那问题又会在哪里呢?grep一把,看那些文件包含字符串JAVA_HOME.先搜hadoop/conf,只有hadoop-env.sh包含这个字串。再换一个目录hadoop/bin,查看一下,其输出如下:

[root@hadoops2 hadoop]# grep JAVA_HOME bin/*bin/hadoop:export JAVA_HOME=/usr/local/jdkbin/hadoop:#   JAVA_HOME        The java implementation to use.  Overrides JAVA_HOME.bin/hadoop:if [ "$JAVA_HOME" != "" ]; then

bin/hadoop:  #echo “run java in $JAVA_HOME”

bin/hadoop:  JAVA_HOME=$JAVA_HOME

bin/hadoop:if [ "$JAVA_HOME" = "" ]; then

bin/hadoop:  echo “Error: JAVA_HOME is not set.”

bin/hadoop:JAVA=$JAVA_HOME/bin/java

bin/hadoop:CLASSPATH=${CLASSPATH}:$JAVA_HOME/lib/tools.jar

bin/hadoop-config.sh:if [ -z "$JAVA_HOME" ]; then

bin/hadoop-config.sh:      export JAVA_HOME=$candidate

bin/hadoop-config.sh:  if [ -z "$JAVA_HOME" ]; then

bin/hadoop-config.sh:|      Error: JAVA_HOME is not set and Java could not be found         |

bin/rcc:#   JAVA_HOME        The java implementation to use.  Overrides JAVA_HOME.

bin/rcc:if [ "$JAVA_HOME" != "" ]; then

bin/rcc:  #echo “run java in $JAVA_HOME”

bin/rcc:  JAVA_HOME=$JAVA_HOME

bin/rcc:if [ "$JAVA_HOME" = "" ]; then

bin/rcc:  echo “Error: JAVA_HOME is not set.”

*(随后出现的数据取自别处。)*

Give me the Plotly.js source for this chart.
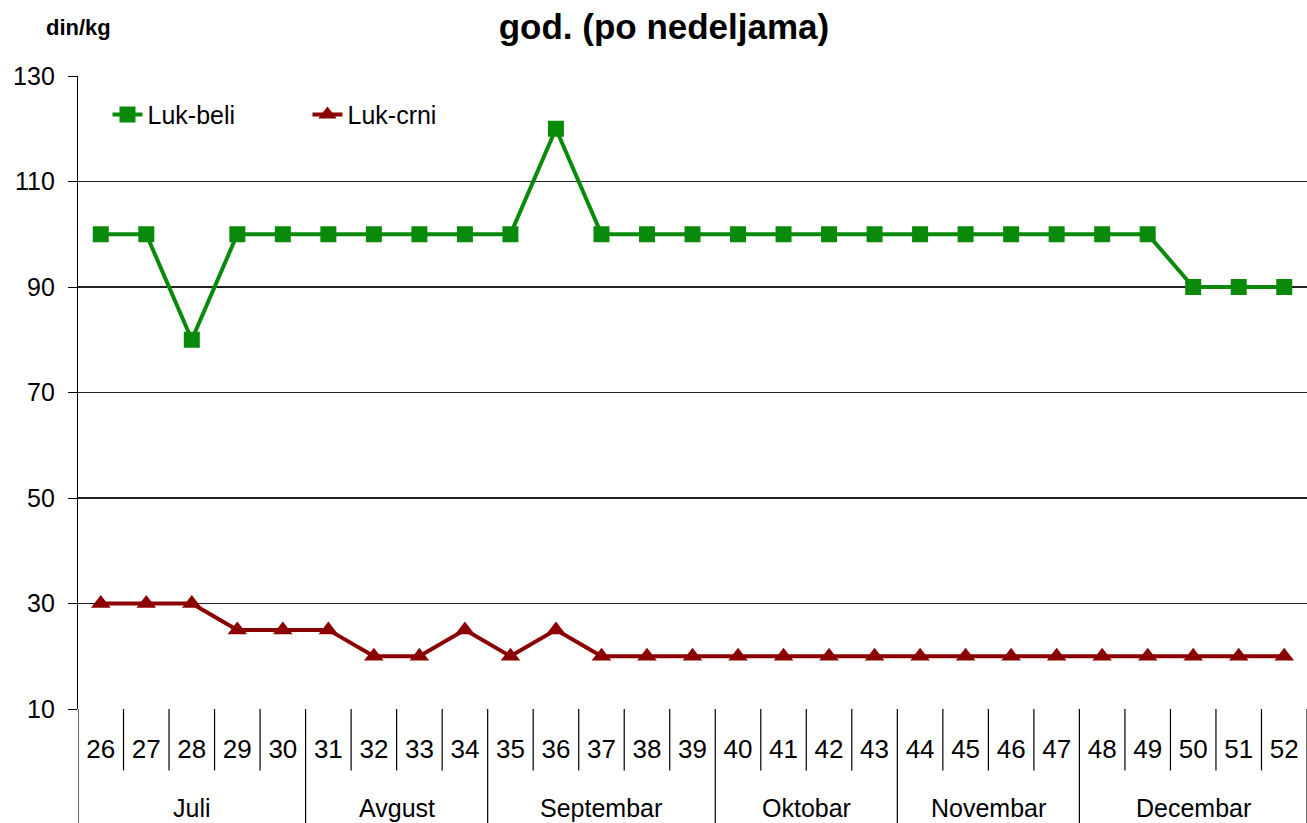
<!DOCTYPE html>
<html><head><meta charset="utf-8">
<script src="https://cdn.plot.ly/plotly-3.0.1.min.js"></script>
<style>html,body{margin:0;padding:0;background:#fff}#c{width:1307px;height:823px}</style>
</head><body><div id="c"></div>
<script>
const weeks = ['26','27','28','29','30','31','32','33','34','35','36','37','38','39','40','41','42','43','44','45','46','47','48','49','50','51','52'];
const lukBeli = [100,100,80,100,100,100,100,100,100,100,120,100,100,100,100,100,100,100,100,100,100,100,100,100,90,90,90];
const lukCrni = [30,30,30,25,25,25,20,20,25,20,25,20,20,20,20,20,20,20,20,20,20,20,20,20,20,20,20];
const months = ['Juli','Avgust','Septembar','Oktobar','Novembar','Decembar'];
const monthWeekCounts = [5,4,5,4,4,5];

const FONT = 'Liberation Sans, Arial, sans-serif';
const shapes = [];
const annotations = [];
let start = 0;
const monthStarts = [];
monthWeekCounts.forEach(n => { monthStarts.push(start); start += n; });
for (let i = 0; i <= weeks.length; i++) {
  const isMonth = monthStarts.includes(i) || i === weeks.length;
  shapes.push({type:'line', xref:'x', yref:'paper', x0:i-0.5, x1:i-0.5, y0:0, y1:isMonth ? -0.185 : -0.097,
    line:{color:'#000', width:1.2}});
}
monthWeekCounts.forEach((n, k) => {
  const center = monthStarts[k] + (n - 1) / 2;
  annotations.push({xref:'x', yref:'paper', x:center, y:-0.157, yanchor:'middle', xanchor:'center',
    text:months[k], showarrow:false, font:{family:FONT, size:25, color:'#000'}});
});
annotations.push({xref:'paper', yref:'paper', x:0, y:1.077, xanchor:'center', yanchor:'middle',
  text:'<b>din/kg</b>', showarrow:false, font:{family:FONT, size:22, color:'#000'}});

const traces = [
  {x:weeks, y:lukBeli, name:'Luk-beli', type:'scatter', mode:'lines+markers',
   line:{color:'#0a8a0a', width:4}, marker:{symbol:'square', size:16, color:'#0a8a0a'}},
  {x:weeks, y:lukCrni, name:'Luk-crni', type:'scatter', mode:'lines+markers',
   line:{color:'#8b0000', width:4}, marker:{symbol:'triangle-up', size:17, color:'#8b0000'}}
];

const layout = {
  width:1307, height:823,
  margin:{l:78, r:0, t:76, b:114},
  paper_bgcolor:'#fff', plot_bgcolor:'#fff',
  title:{text:'<b>god. (po nedeljama)</b>', x:0.508, xref:'container', y:0.968, yref:'container', yanchor:'middle',
    font:{family:FONT, size:35, color:'#000'}},
  showlegend:true,
  legend:{x:0.024, y:0.975, xanchor:'left', yanchor:'top', orientation:'h', bgcolor:'rgba(255,255,255,0)',
    font:{family:FONT, size:25, color:'#000'}, entrywidth:155, entrywidthmode:'pixels', tracegroupgap:0},
  xaxis:{type:'category', range:[-0.5, 26.5], showgrid:false, zeroline:false, showline:false,
    ticks:'', tickfont:{family:FONT, size:26, color:'#000'}, ticklabelstandoff:22, fixedrange:true},
  yaxis:{range:[10,130], tick0:10, dtick:20, showgrid:true, gridcolor:'#222', gridwidth:1.2,
    showline:true, linecolor:'#000', linewidth:1.2, ticks:'outside', ticklen:9, tickcolor:'#000',
    zeroline:false, tickfont:{family:FONT, size:25, color:'#000'}, ticklabelstandoff:8, fixedrange:true},
  shapes:shapes,
  annotations:annotations
};
Plotly.newPlot('c', traces, layout, {displayModeBar:false, staticPlot:true});
</script>
</body></html>
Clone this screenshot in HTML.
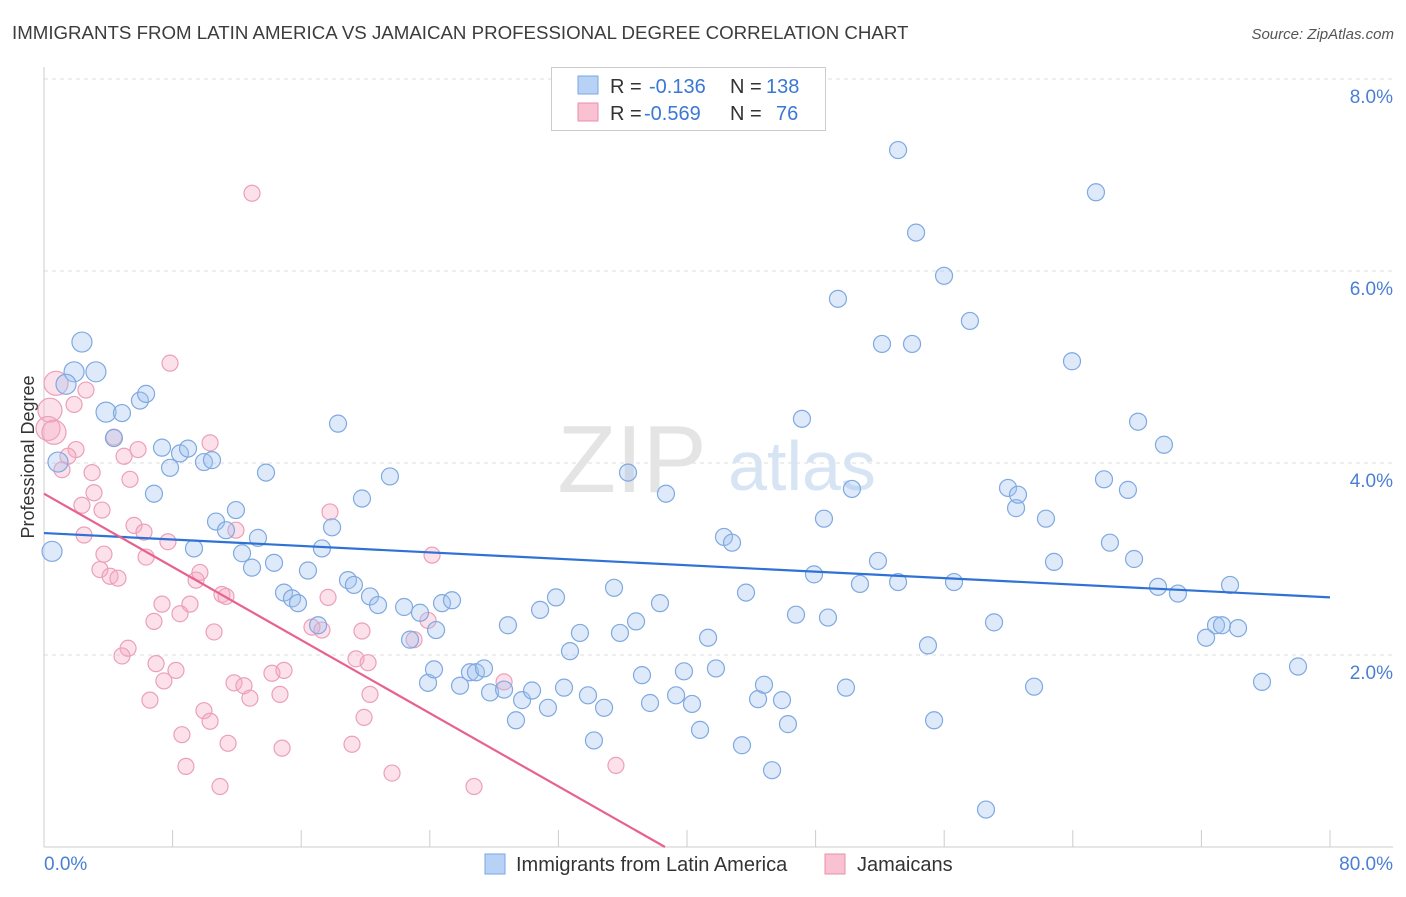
<!DOCTYPE html>
<html><head><meta charset="utf-8"><style>
body{margin:0;background:#fff;font-family:"Liberation Sans",sans-serif;}
svg text{font-family:"Liberation Sans",sans-serif;}
</style></head><body>
<svg id="chart" width="1406" height="892" xmlns="http://www.w3.org/2000/svg">
<text x="12" y="39" font-size="18.7" fill="#3c3c3c">IMMIGRANTS FROM LATIN AMERICA VS JAMAICAN PROFESSIONAL DEGREE CORRELATION CHART</text>
<text x="1394" y="39" font-size="15" fill="#555" font-style="italic" text-anchor="end">Source: ZipAtlas.com</text>
<text x="34" y="457" font-size="18" fill="#333" text-anchor="middle" transform="rotate(-90 34 457)">Professional Degree</text>
<g id="grid"></g>
<text x="632" y="492" font-size="96" fill="#e4e4e4" font-family="Liberation Serif" text-anchor="middle">ZIP</text>
<text x="802" y="490" font-size="70" fill="#d6e4f4" text-anchor="middle">atlas</text>
<g id="pts"></g>
<g id="lines"></g>
<g>
<rect x="551.5" y="67.5" width="274" height="63" fill="#fff" stroke="#ccc"/>
<rect x="578" y="76" width="20" height="18" fill="#b8d2f5" stroke="#7aa7e3"/>
<rect x="578" y="103" width="20" height="18" fill="#f8c2d2" stroke="#ea8fab"/>
<text x="610" y="93" font-size="20" fill="#333">R = <tspan x="649" fill="#3a78d4">-0.136</tspan><tspan x="730">N = </tspan><tspan x="766" fill="#3a78d4">138</tspan></text>
<text x="610" y="120" font-size="20" fill="#333">R = <tspan x="644" fill="#3a78d4">-0.569</tspan><tspan x="730">N = </tspan><tspan x="776" fill="#3a78d4">76</tspan></text>
</g>
<g>
<rect x="485" y="854" width="20" height="20" fill="#b8d2f5" stroke="#7aa7e3"/>
<text x="516" y="871" font-size="20" fill="#333">Immigrants from Latin America</text>
<rect x="825" y="854" width="20" height="20" fill="#f8c2d2" stroke="#ea8fab"/>
<text x="857" y="871" font-size="20" fill="#333">Jamaicans</text>
</g>
</svg>
<script>
const yTicks=[2,4,6,8];
const xTickLabels=["0.0%","80.0%"];
const blueX=[0.5,2.36,1.87,3.23,1.37,3.86,4.85,5.97,6.35,4.35,0.87,7.34,8.46,8.96,7.84,9.95,10.45,6.84,13.81,18.29,10.7,11.94,11.32,13.31,9.33,12.32,12.94,14.31,16.42,17.29,17.92,19.78,21.52,14.93,15.43,15.8,17.05,18.91,19.28,20.28,20.78,22.4,23.39,24.39,22.77,24.76,25.38,28.86,30.86,31.85,32.72,33.34,35.46,35.83,36.83,38.32,36.33,38.69,23.89,24.26,25.88,26.5,26.87,27.37,27.75,28.62,29.36,29.74,30.36,31.35,32.35,33.84,34.21,34.84,37.2,37.7,39.32,39.81,40.31,40.81,41.31,41.8,42.3,42.8,43.67,43.42,44.42,44.79,45.29,45.91,46.28,46.78,47.15,47.9,48.52,48.77,49.39,49.89,50.26,50.76,51.88,52.13,53.13,53.13,54,54.25,54.99,55.37,55.99,56.61,57.6,58.6,59.1,59.97,60.47,60.59,61.59,62.33,62.83,63.95,65.44,65.94,66.31,67.43,67.81,68.06,69.3,69.67,70.54,72.29,72.91,73.28,73.78,74.28,75.77,78.01];
const blueY=[3.08,5.26,4.95,4.95,4.82,4.53,4.52,4.65,4.72,4.26,4.01,4.16,4.1,4.15,3.95,4.01,4.03,3.68,3.9,4.41,3.39,3.51,3.3,3.22,3.11,3.06,2.91,2.96,2.88,3.11,3.33,3.63,3.86,2.65,2.59,2.54,2.31,2.78,2.73,2.61,2.52,2.5,2.44,2.26,2.16,2.54,2.57,2.31,2.47,2.6,2.04,2.23,2.7,2.23,2.35,2.54,3.9,3.68,1.71,1.85,1.68,1.82,1.82,1.86,1.61,1.64,1.32,1.53,1.63,1.45,1.66,1.58,1.11,1.45,1.79,1.5,1.58,1.83,1.49,1.22,2.18,1.86,3.23,3.17,2.65,1.06,1.54,1.69,0.8,1.53,1.28,2.42,4.46,2.84,3.42,2.39,5.71,1.66,3.73,2.74,2.98,5.24,7.26,2.76,5.24,6.4,2.1,1.32,5.95,2.76,5.48,0.39,2.34,3.74,3.53,3.67,1.67,3.42,2.97,5.06,6.82,3.83,3.17,3.72,3.0,4.43,2.71,4.19,2.64,2.18,2.31,2.31,2.73,2.28,1.72,1.88];
const pinkX=[12.94,7.84,0.75,0.37,2.61,1.87,0.25,0.62,4.35,1.99,1.49,1.12,10.33,4.98,5.85,2.99,5.35,3.11,2.36,3.61,5.6,6.22,7.71,11.94,17.79,3.73,6.35,24.14,3.48,4.11,4.6,9.46,11.07,11.32,9.7,7.34,9.08,8.46,6.84,17.67,16.67,17.29,19.78,23.02,23.89,5.23,10.58,4.85,6.97,8.21,7.46,14.18,14.93,19.41,20.16,28.62,11.82,12.44,14.68,20.28,6.59,9.95,12.81,10.33,19.91,8.58,11.45,14.81,19.16,8.83,21.65,10.95,26.75,35.58,2.49];
const pinkY=[6.81,5.04,4.83,4.55,4.76,4.61,4.36,4.32,4.27,4.14,4.07,3.93,4.21,4.07,4.14,3.9,3.83,3.69,3.56,3.51,3.35,3.28,3.18,3.3,3.49,3.05,3.02,3.04,2.89,2.82,2.8,2.78,2.63,2.61,2.86,2.53,2.53,2.43,2.35,2.6,2.29,2.26,2.25,2.16,2.36,2.07,2.24,1.99,1.91,1.84,1.73,1.81,1.84,1.96,1.92,1.72,1.71,1.68,1.59,1.59,1.53,1.42,1.55,1.31,1.35,1.17,1.08,1.03,1.07,0.84,0.77,0.63,0.63,0.85,3.25];
const blueTrend=[3.27,2.60];
const pinkTrend=[3.68,0];
const pinkTrendEndX=38.63;
const NS="http://www.w3.org/2000/svg";
const X0=44,X1=1330,Y0=847,Yper=96;
function sx(v){return X0+v*(X1-X0)/80;}
function sy(v){return Y0-v*Yper;}
function mk(tag,attrs,parent){const e=document.createElementNS(NS,tag);for(const k in attrs)e.setAttribute(k,attrs[k]);parent.appendChild(e);return e;}
const grid=document.getElementById('grid');
yTicks.forEach(t=>{
 const l=mk('line',{x1:44,x2:1393,y1:sy(t),y2:sy(t),stroke:'#ddd','stroke-dasharray':'4,4'},grid);
 
 
 const tx=mk('text',{x:1393,y:sy(t)+24,'font-size':19,fill:'#4a7fd4','text-anchor':'end'},grid);
 tx.textContent=t.toFixed(1)+'%';
 
 
});
const topGrid=mk('line',{x1:44,x2:1393,y1:79,y2:79,stroke:'#ddd','stroke-dasharray':'4,4'},grid);
mk('line',{x1:44,x2:44,y1:67,y2:847,stroke:'#ccc'},grid);
const ax=mk('line',{x1:44,x2:1393,y1:847,y2:847,stroke:'#ccc'},grid);


for(let i=0;i<=10;i++){mk('line',{x1:sx(i*8),x2:sx(i*8),y1:830,y2:847,stroke:'#ccc'},grid);}
const xl0=mk('text',{x:44,y:870,'font-size':19,fill:'#4a7fd4'},grid);xl0.textContent=xTickLabels[0];


const xl1=mk('text',{x:1393,y:870,'font-size':19,fill:'#4a7fd4','text-anchor':'end'},grid);xl1.textContent=xTickLabels[1];


const pts=document.getElementById('pts');
pinkX.forEach((x,i)=>{
 const c=mk('circle',{cx:sx(x),cy:sy(pinkY[i]),r:x<1?12:8,fill:'rgba(245,170,195,0.35)',stroke:'#eba0b8','stroke-width':1.2},pts);
 
 
});
blueX.forEach((x,i)=>{
 const c=mk('circle',{cx:sx(x),cy:sy(blueY[i]),r:x<4?10:8.5,fill:'rgba(160,195,240,0.35)',stroke:'#7fa9e0','stroke-width':1.2},pts);
 
 
});
const lines=document.getElementById('lines');
const bl=mk('line',{x1:sx(0),y1:sy(blueTrend[0]),x2:sx(80),y2:sy(blueTrend[1]),stroke:'#2f72d6','stroke-width':2.2},lines);


const pl=mk('line',{x1:sx(0),y1:sy(pinkTrend[0]),x2:sx(pinkTrendEndX),y2:sy(pinkTrend[1]),stroke:'#e8628e','stroke-width':2.2},lines);


</script>
</body></html>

bin/rcc:JAVA=$JAVA_HOME/bin/java

bin/rcc:CLASSPATH=${CLASSPATH}:$JAVA_HOME/lib/tools.jar

 

嘿!好几个文件都与JAVA_HOME相关呢。接着挨个查看文件,感觉hadoop-config.sh这个文件嫌疑最大,其内容刚好有一段与运行hadoop报错内容相一致,我把程序片段贴在下面:

# attempt to find java
if [ -z "$JAVA_HOME" ]; then
  for candidate in \
    /usr/lib/jvm/java-6-sun \
    /usr/lib/j2sdk1.6-sun \
    /usr/local/jdk \
    /usr/java/jdk1.6* \
    /usr/java/jre1.6* \
    /Library/Java/Home ; do
    if [ -e $candidate/bin/java ]; then
      export JAVA_HOME=$candidate
      break
    fi
  done
  # if we didn’t set it
  if [ -z "$JAVA_HOME" ]; then
    cat 1>&2 <<EOF
+======================================================================+
|      Error: JAVA_HOME is not set and Java could not be found         |
+———————————————————————-+
| Please download the latest Sun JDK from the Sun Java web site        |
|       > http://java.sun.com/javase/downloads/ <                      |
|                                                                      |
| Hadoop requires Java 1.6 or later.                                   |
| NOTE: This script will find Sun Java whether you install using the   |
|       binary or the RPM based installer.                             |
+======================================================================+
EOF
    exit 1
  fi
fi

我在这段中间加如行 /usr/local/jdk \“,然后在运行,一切就正常了!